On Friday the snow will be revealed and riders from around the world will take flight in the Snowboarding Big Air contest. Look for inversions and spins to be the agenda for the day. Last year Peter Line did it with a 900 degree spin to win. That was just one from his bag of tricks. See his signature maneuver here. The Big Air finals will wrap up on Saturday so stay tuned.

History of the X
The idea for the X (extreme) Games came to Director of Programming for ESPN2 Ron Semiao in 1993 when, he says, "it occurred to me that extreme sports [were] emerging not only in a participatory nature, but in a competitive nature."

Also looming was the fact that a lot of money was being passed around when, according to the 1998 X Games Research Manual, "mainstream advertisers were hooking up with alternative athletes and alternative sports." And because Semiao didn't want ESPN to miss the boat, soon after he was pitching the "idea of extreme Olympics," he says.

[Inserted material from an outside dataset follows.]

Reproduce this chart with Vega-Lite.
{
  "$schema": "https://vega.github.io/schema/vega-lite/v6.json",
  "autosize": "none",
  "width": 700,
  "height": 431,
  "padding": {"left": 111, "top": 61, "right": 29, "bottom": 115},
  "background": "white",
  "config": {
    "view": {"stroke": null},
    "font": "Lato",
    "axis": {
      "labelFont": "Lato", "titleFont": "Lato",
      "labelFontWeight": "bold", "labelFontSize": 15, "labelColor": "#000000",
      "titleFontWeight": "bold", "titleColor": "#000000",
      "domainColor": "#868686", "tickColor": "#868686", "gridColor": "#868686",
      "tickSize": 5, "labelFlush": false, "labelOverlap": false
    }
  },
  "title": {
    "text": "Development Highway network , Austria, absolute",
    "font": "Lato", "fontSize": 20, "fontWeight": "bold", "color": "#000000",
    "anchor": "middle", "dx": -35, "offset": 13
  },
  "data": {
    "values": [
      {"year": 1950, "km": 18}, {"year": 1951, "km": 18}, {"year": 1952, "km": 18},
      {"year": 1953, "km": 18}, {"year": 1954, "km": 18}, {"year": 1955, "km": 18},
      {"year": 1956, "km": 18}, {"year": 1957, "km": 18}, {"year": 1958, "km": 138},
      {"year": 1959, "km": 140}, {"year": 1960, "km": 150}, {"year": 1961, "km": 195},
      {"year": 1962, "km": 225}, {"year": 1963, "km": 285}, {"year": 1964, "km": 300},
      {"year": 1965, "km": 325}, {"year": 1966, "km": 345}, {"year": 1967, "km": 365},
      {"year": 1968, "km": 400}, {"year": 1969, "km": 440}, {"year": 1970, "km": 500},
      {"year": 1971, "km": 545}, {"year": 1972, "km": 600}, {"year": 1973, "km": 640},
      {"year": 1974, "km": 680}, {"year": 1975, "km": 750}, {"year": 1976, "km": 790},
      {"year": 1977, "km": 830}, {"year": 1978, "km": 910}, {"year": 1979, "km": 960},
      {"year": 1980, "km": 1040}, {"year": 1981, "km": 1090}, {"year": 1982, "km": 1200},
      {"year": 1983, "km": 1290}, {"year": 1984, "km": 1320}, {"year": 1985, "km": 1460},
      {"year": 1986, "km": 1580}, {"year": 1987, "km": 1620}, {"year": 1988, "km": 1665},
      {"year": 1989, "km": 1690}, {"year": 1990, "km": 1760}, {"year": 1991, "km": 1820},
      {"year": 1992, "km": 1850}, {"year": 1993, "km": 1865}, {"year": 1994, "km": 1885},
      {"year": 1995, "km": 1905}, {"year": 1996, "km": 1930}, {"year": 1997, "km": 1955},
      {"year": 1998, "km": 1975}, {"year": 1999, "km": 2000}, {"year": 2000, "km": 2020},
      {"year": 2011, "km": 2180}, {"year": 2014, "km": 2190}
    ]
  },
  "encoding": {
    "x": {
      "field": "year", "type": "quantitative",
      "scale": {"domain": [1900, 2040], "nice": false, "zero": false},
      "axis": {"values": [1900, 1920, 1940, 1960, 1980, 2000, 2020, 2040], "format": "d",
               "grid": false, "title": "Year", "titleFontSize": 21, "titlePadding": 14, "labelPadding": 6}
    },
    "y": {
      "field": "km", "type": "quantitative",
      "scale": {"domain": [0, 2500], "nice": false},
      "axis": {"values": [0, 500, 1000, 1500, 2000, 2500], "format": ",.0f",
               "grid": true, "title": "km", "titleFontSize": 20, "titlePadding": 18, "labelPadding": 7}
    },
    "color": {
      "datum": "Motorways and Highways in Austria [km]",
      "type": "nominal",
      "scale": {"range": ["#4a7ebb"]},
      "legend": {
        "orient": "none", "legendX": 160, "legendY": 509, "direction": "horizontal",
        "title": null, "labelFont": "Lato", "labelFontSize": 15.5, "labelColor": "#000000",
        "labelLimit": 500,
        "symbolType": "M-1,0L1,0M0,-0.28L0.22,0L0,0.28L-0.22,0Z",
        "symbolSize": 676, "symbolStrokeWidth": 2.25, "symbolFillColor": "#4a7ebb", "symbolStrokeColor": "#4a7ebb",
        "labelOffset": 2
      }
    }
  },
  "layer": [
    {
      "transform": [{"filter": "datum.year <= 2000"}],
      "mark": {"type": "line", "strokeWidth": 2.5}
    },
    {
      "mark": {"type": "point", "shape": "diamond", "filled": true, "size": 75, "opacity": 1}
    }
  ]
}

The first Extreme Games took place in 1995 when 350 athletes were invited to participate in 27 events in nine sport categories including: bungy jumping, barefoot waterski jumping, kite skiing, windsurfing, skysurfing, bicycle stunt riding, mountain biking, street luge, skateboarding and the "Eco-Challenge."

According to ESPN, the '95 Games, held at Fort Adams State Park in Newport, Rhode Island "would be the largest gathering of extreme athletes ever" and the biggest production event in the history of ESPN. One hundred and fifteen cameras were used including "helmet cams, dirt jump cams, point of view cameras mounted on top of the climbing wall and halfpipe. There were even cameras mounted on the wheels of skateboards and street luge sleds."

The event drew 133,000 spectators and each television broadcast was watched by an average of 720,000 households. The original plan of holding the Games every other year was quickly scrapped in favor of holding them annually and the name was officially changed to the X Games (which now also include the Winter X Games).

The '96 X Games were held in downtown Newport and no longer included mountain biking, kite skiing or windsurfing, and wakeboarding was added to the roster. It was also in this year that the Eco-Challenge (a trademarked race) was changed to the ESPN branded Extreme Adventure Race.

It was in 1997 that the Games, minus bungy jumping, but now including Big Air Snowboarding, were West Coast stylized and held in the same location as these Games, Mariner's Point in San Diego, California. So here we are and here you soon will be.